FIONA. I needed your grace to find my own. I learned that despite my outsides, my insides are more beautiful than anyone could ever imagine. When I imagined my life, I never saw it this way. When you imagined your life, you always saw me—even before you met me. In your death I found strength to move forward. I found there can be beauty even in death; if only we can accept that we are not finished and we are yet to “be”.
BRUIN. There is hatred and terrible, gripping, fear within this World. I feel your strength daily sweet bear, but often forget to acknowledge it. I must never, ever, be caught up with the hatred that swirls around me as there are those who thrive on consuming me. When I feel oppression and depression, I must push out bad energy with heavy paws. When in doubt, always trust a Bumble.
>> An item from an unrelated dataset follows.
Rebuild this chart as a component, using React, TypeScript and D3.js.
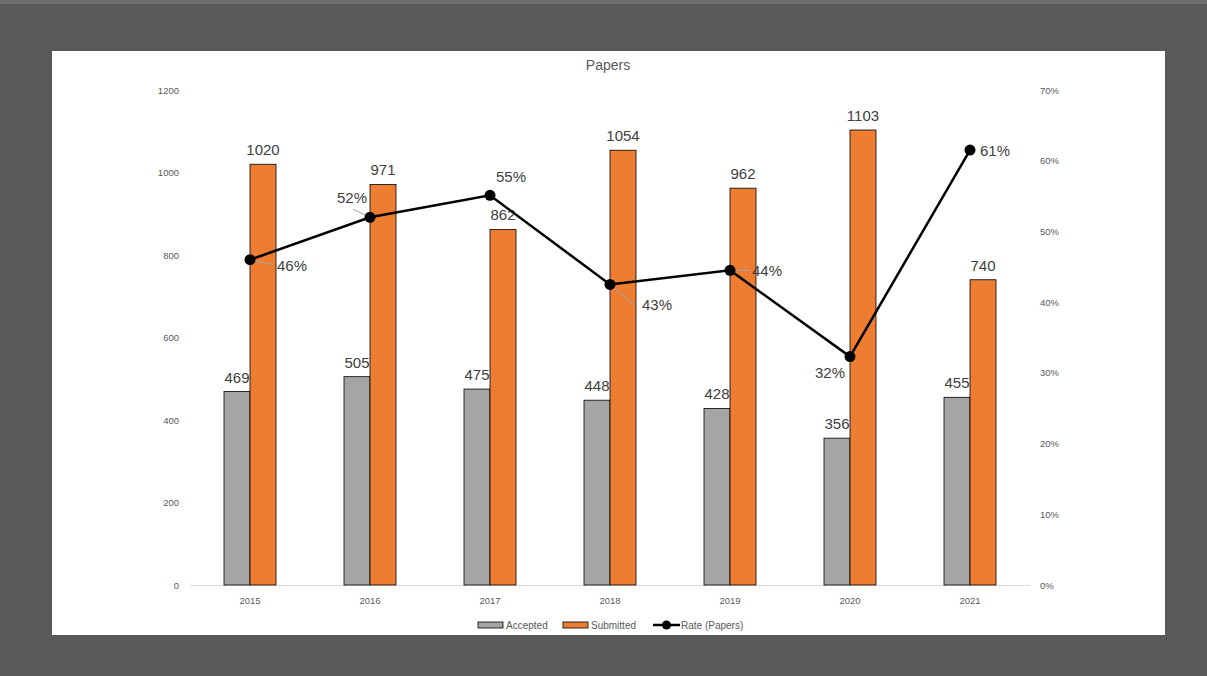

ABBY. The World is filled with discarded beauty. That which is faded is still beautiful. I might need to polish it. I might need to clean the dust off of it. And I might need to make decisions for someone else that they cannot make. Those who cross my path were meant to cross my path. If I can let each of those beings feel love or contentment at my hands, I can leave this World. Your presence was a source of immense comfort to me, just as I know my arms around you in death were to you.
TUCKER. Just as I realized my purpose in this life you left me. And you left me JUST AS I REALIZED MY PURPOSE IN THIS LIFE. You taught me that I can still give and not give all that is inside of me. If I give all that is inside of me I can have nothing left for myself. You were not “aggressive”—you merely understood the critical nature of saving something for those who needed it. You loved without restriction, but respect was earned. I am here to bridge. I am here to transition. I am here because there are those souls that will need me before they can move on—for some that will be way too short of a time. Every part of my body and mind misses you. But I am forever awed that you chose me to share your truths. I will never disappoint you.
This list will continue to grow. I will, therefore, continue to grow. If I am to honor my teachers, I must move onward. One day I will be part of someone else's blog.